As a teenager, Mitchell taught herself to play the ukelele and the guitars.  These skills led her to play in coffeehouses and other venues in Saskatoon, and eventually to busk in the big city of Toronto.

Joni Mitchell achieved mainstream success during the years of 1970-1974 with her release of songs such as "Big Yellow Taxi" and "The Circle Game."  From this early start in folk music, Mitchell went on to expand her talent into the genres of rock, jazz and the visual arts.

"A Case of You" was written in the painful aftermath of Mitchell's romantic relationship with fellow Canadian artist, Leonard Cohen.  They met at a music festival in Toronto in 1967. After becoming intimately involved, they began a tutorial relationship in which Cohen became Mitchell's poetic Svengali.

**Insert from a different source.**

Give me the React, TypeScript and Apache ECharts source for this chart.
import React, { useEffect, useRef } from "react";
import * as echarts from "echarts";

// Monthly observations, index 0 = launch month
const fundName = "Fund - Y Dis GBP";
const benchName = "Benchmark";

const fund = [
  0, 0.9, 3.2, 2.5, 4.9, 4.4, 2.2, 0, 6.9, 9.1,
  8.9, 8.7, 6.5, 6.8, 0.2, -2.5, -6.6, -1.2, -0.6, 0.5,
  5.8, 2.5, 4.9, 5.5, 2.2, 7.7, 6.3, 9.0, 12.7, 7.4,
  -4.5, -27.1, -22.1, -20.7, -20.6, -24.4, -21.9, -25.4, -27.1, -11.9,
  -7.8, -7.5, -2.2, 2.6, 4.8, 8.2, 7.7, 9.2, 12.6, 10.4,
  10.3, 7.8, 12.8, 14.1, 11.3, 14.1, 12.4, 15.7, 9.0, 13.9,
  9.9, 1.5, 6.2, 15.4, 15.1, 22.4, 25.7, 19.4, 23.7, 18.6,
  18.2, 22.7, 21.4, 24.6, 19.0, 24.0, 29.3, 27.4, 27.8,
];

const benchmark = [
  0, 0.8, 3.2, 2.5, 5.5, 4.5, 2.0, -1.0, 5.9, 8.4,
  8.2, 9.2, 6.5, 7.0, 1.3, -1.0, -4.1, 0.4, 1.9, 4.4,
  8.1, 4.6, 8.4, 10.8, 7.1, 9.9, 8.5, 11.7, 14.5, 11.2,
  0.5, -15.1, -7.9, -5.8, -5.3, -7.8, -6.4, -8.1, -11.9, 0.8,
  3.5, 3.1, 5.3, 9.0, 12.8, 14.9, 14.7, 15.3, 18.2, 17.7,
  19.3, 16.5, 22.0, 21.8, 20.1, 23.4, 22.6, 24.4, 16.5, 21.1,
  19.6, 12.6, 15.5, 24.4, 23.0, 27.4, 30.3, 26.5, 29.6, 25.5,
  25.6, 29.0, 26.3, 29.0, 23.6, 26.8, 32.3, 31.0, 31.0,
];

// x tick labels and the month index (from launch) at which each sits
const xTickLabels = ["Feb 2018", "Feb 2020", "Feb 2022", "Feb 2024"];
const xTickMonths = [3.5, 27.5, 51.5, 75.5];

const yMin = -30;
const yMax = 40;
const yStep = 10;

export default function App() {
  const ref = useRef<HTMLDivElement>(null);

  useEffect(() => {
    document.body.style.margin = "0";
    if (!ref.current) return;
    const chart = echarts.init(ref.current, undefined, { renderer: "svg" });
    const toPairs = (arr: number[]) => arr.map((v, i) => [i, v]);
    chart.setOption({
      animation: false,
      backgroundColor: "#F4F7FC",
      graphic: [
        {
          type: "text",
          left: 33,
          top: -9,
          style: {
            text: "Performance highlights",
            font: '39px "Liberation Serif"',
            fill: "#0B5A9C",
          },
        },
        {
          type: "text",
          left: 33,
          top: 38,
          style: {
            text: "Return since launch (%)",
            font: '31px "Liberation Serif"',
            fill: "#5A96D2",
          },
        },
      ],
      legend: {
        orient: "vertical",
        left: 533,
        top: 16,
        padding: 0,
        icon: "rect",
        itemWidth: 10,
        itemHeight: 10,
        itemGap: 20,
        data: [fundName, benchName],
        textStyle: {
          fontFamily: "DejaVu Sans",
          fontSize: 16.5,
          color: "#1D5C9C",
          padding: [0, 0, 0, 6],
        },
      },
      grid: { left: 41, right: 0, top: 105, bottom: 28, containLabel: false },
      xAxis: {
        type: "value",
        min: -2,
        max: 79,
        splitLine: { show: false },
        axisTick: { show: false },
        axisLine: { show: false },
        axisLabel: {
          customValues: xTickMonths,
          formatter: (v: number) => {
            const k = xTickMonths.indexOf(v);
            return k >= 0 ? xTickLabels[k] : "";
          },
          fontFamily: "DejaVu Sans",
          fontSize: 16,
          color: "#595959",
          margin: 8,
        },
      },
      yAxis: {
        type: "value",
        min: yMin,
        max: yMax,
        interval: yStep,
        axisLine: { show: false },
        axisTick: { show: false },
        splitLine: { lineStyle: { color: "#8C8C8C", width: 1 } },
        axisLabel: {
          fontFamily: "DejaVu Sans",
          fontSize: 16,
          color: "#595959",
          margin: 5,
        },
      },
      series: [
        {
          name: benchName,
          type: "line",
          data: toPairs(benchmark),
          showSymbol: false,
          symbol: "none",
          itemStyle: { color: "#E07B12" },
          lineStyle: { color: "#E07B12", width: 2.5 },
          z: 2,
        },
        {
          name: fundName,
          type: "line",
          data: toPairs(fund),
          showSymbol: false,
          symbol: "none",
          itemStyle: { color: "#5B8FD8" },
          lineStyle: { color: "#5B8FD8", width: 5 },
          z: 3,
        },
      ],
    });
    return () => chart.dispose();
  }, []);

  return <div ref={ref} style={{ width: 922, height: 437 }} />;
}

The song opens with a conversation between two lovers.  The narrator's partner claims to be as constant as the northern star drawing a stiff rebuttal, "Constant in the darkness, where's that at? If you want me I'll be in the bar."  Given Cohen's longstanding reputation as a ladies' man, it was natural that Mitchell should scoff at the idea of Cohen's constancy.  Their affair lasted a few months and ended not without a little rancour.  On her next album, Clouds, Mitchell went on to portray Cohen as a manipulative collector of women.

At the end of the day Mitchell acknowledges Cohen's ongoing influence in her work in the line, "cause part of you pours out of me in these lines from time to time."  Cohen was indeed, in her blood "like holy wine": religion and sexuality were commonly entwined in Cohen's work.

Later, when Cohen was asked to choose a group of his chosen songwriters, he added Mitchell's name to the list and qualified it by saying: "Like the Talmud says, there's good wine in every generation."

Most recently, jazz luminary, Herbie Hancock released a CD called, "River:  The Joni Letters" in tribute to Joni Mitchell."

Many platinum albums, awards and accolades later, Joni Mitchell was inducted into The Rock and Roll Hall of Fame in 1997.  In 2002, she received the prestigious Grammy Lifetime Achievement Award which celebrated her as "as one of the most important female recording artists of the rock era."  

In Canada, Joni Mitchell was inducted into the Canadian Music Hall of Fame in 1981 and received a star in Canada's Walk of Fame in 2001.  Her greatest honour in the country of her birth was being appointed a Companion of the Order of Canada in 2002 which is Canada's highest civilian honour.